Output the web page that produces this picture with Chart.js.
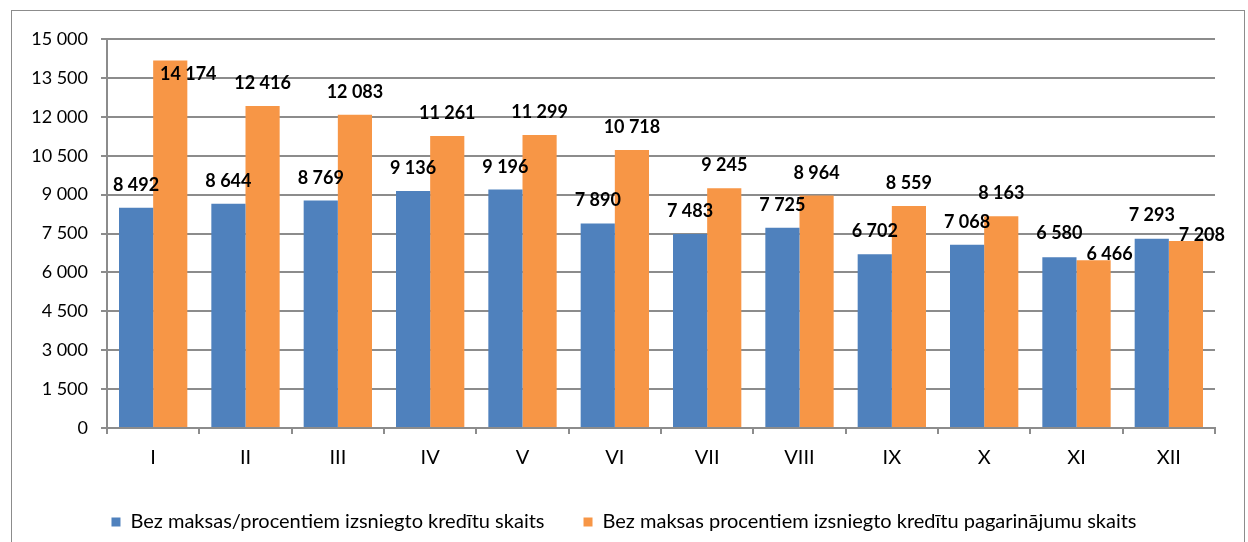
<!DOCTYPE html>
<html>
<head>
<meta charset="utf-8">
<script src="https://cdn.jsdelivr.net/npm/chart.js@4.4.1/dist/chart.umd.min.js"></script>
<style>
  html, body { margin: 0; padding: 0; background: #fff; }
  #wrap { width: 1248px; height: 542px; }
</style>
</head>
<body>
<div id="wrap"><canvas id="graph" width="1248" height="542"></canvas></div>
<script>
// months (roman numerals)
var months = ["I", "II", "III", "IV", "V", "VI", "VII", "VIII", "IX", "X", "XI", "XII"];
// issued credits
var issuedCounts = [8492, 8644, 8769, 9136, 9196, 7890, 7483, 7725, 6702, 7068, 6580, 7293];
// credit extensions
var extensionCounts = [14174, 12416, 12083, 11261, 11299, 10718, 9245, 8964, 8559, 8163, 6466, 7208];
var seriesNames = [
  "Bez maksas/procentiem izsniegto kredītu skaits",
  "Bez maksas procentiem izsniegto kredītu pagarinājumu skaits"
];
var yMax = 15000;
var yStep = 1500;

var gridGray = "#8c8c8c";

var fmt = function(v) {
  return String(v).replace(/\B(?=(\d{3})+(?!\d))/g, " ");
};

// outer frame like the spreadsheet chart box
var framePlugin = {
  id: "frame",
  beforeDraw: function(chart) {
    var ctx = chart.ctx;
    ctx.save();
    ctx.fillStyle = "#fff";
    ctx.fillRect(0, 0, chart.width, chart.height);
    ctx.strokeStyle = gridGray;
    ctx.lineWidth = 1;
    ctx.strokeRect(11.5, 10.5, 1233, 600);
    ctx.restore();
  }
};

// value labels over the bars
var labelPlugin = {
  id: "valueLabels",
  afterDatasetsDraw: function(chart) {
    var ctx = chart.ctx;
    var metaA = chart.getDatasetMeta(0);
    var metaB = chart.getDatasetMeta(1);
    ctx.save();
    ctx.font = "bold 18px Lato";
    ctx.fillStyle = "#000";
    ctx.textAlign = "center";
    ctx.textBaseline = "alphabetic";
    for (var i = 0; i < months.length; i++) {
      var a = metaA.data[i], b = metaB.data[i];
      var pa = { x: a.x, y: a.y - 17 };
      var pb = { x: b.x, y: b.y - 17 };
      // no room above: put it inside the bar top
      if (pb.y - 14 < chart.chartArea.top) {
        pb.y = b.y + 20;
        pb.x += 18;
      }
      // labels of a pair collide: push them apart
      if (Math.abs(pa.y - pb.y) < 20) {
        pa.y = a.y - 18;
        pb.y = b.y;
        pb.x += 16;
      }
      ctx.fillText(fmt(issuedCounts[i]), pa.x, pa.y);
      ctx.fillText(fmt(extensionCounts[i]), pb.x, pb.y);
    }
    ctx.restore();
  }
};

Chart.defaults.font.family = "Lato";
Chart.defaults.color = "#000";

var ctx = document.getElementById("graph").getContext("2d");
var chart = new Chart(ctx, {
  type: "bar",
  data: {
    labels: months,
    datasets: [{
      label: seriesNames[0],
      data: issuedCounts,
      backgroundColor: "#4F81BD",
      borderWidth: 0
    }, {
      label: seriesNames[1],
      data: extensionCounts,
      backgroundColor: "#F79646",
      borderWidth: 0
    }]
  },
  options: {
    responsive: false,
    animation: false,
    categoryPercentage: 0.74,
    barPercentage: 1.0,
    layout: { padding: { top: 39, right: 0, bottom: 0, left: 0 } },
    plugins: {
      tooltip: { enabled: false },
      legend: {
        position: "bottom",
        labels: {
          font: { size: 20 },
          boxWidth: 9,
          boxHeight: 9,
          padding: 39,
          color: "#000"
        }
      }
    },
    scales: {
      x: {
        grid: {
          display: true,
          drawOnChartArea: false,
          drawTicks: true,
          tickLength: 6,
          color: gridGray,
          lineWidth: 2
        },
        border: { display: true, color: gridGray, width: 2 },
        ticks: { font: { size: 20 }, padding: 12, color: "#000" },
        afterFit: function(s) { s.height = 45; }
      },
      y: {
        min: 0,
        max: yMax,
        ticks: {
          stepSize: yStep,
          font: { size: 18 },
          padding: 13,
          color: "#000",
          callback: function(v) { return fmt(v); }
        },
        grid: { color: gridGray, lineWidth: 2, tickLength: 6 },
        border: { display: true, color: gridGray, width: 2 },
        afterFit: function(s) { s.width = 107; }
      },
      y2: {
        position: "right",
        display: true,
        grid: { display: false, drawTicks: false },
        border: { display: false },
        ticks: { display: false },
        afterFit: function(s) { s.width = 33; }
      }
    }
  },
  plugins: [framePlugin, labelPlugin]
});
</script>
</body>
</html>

----------

SET PROBLEM: Output the material word for word, omitting its pictures.

RESULT:
Output the web page that produces this picture with Chart.js.
<!DOCTYPE html>
<html>
<head>
<meta charset="utf-8">
<script src="https://cdn.jsdelivr.net/npm/chart.js@4.4.1/dist/chart.umd.min.js"></script>
<style>
  html, body { margin: 0; padding: 0; background: #fff; }
  #wrap { width: 1248px; height: 542px; }
</style>
</head>
<body>
<div id="wrap"><canvas id="graph" width="1248" height="542"></canvas></div>
<script>
// months (roman numerals)
var months = ["I", "II", "III", "IV", "V", "VI", "VII", "VIII", "IX", "X", "XI", "XII"];
// issued credits
var issuedCounts = [8492, 8644, 8769, 9136, 9196, 7890, 7483, 7725, 6702, 7068, 6580, 7293];
// credit extensions
var extensionCounts = [14174, 12416, 12083, 11261, 11299, 10718, 9245, 8964, 8559, 8163, 6466, 7208];
var seriesNames = [
  "Bez maksas/procentiem izsniegto kredītu skaits",
  "Bez maksas procentiem izsniegto kredītu pagarinājumu skaits"
];
var yMax = 15000;
var yStep = 1500;

var gridGray = "#8c8c8c";

var fmt = function(v) {
  return String(v).replace(/\B(?=(\d{3})+(?!\d))/g, " ");
};

// outer frame like the spreadsheet chart box
var framePlugin = {
  id: "frame",
  beforeDraw: function(chart) {
    var ctx = chart.ctx;
    ctx.save();
    ctx.fillStyle = "#fff";
    ctx.fillRect(0, 0, chart.width, chart.height);
    ctx.strokeStyle = gridGray;
    ctx.lineWidth = 1;
    ctx.strokeRect(11.5, 10.5, 1233, 600);
    ctx.restore();
  }
};

// value labels over the bars
var labelPlugin = {
  id: "valueLabels",
  afterDatasetsDraw: function(chart) {
    var ctx = chart.ctx;
    var metaA = chart.getDatasetMeta(0);
    var metaB = chart.getDatasetMeta(1);
    ctx.save();
    ctx.font = "bold 18px Lato";
    ctx.fillStyle = "#000";
    ctx.textAlign = "center";
    ctx.textBaseline = "alphabetic";
    for (var i = 0; i < months.length; i++) {
      var a = metaA.data[i], b = metaB.data[i];
      var pa = { x: a.x, y: a.y - 17 };
      var pb = { x: b.x, y: b.y - 17 };
      // no room above: put it inside the bar top
      if (pb.y - 14 < chart.chartArea.top) {
        pb.y = b.y + 20;
        pb.x += 18;
      }
      // labels of a pair collide: push them apart
      if (Math.abs(pa.y - pb.y) < 20) {
        pa.y = a.y - 18;
        pb.y = b.y;
        pb.x += 16;
      }
      ctx.fillText(fmt(issuedCounts[i]), pa.x, pa.y);
      ctx.fillText(fmt(extensionCounts[i]), pb.x, pb.y);
    }
    ctx.restore();
  }
};

Chart.defaults.font.family = "Lato";
Chart.defaults.color = "#000";

var ctx = document.getElementById("graph").getContext("2d");
var chart = new Chart(ctx, {
  type: "bar",
  data: {
    labels: months,
    datasets: [{
      label: seriesNames[0],
      data: issuedCounts,
      backgroundColor: "#4F81BD",
      borderWidth: 0
    }, {
      label: seriesNames[1],
      data: extensionCounts,
      backgroundColor: "#F79646",
      borderWidth: 0
    }]
  },
  options: {
    responsive: false,
    animation: false,
    categoryPercentage: 0.74,
    barPercentage: 1.0,
    layout: { padding: { top: 39, right: 0, bottom: 0, left: 0 } },
    plugins: {
      tooltip: { enabled: false },
      legend: {
        position: "bottom",
        labels: {
          font: { size: 20 },
          boxWidth: 9,
          boxHeight: 9,
          padding: 39,
          color: "#000"
        }
      }
    },
    scales: {
      x: {
        grid: {
          display: true,
          drawOnChartArea: false,
          drawTicks: true,
          tickLength: 6,
          color: gridGray,
          lineWidth: 2
        },
        border: { display: true, color: gridGray, width: 2 },
        ticks: { font: { size: 20 }, padding: 12, color: "#000" },
        afterFit: function(s) { s.height = 45; }
      },
      y: {
        min: 0,
        max: yMax,
        ticks: {
          stepSize: yStep,
          font: { size: 18 },
          padding: 13,
          color: "#000",
          callback: function(v) { return fmt(v); }
        },
        grid: { color: gridGray, lineWidth: 2, tickLength: 6 },
        border: { display: true, color: gridGray, width: 2 },
        afterFit: function(s) { s.width = 107; }
      },
      y2: {
        position: "right",
        display: true,
        grid: { display: false, drawTicks: false },
        border: { display: false },
        ticks: { display: false },
        afterFit: function(s) { s.width = 33; }
      }
    }
  },
  plugins: [framePlugin, labelPlugin]
});
</script>
</body>
</html>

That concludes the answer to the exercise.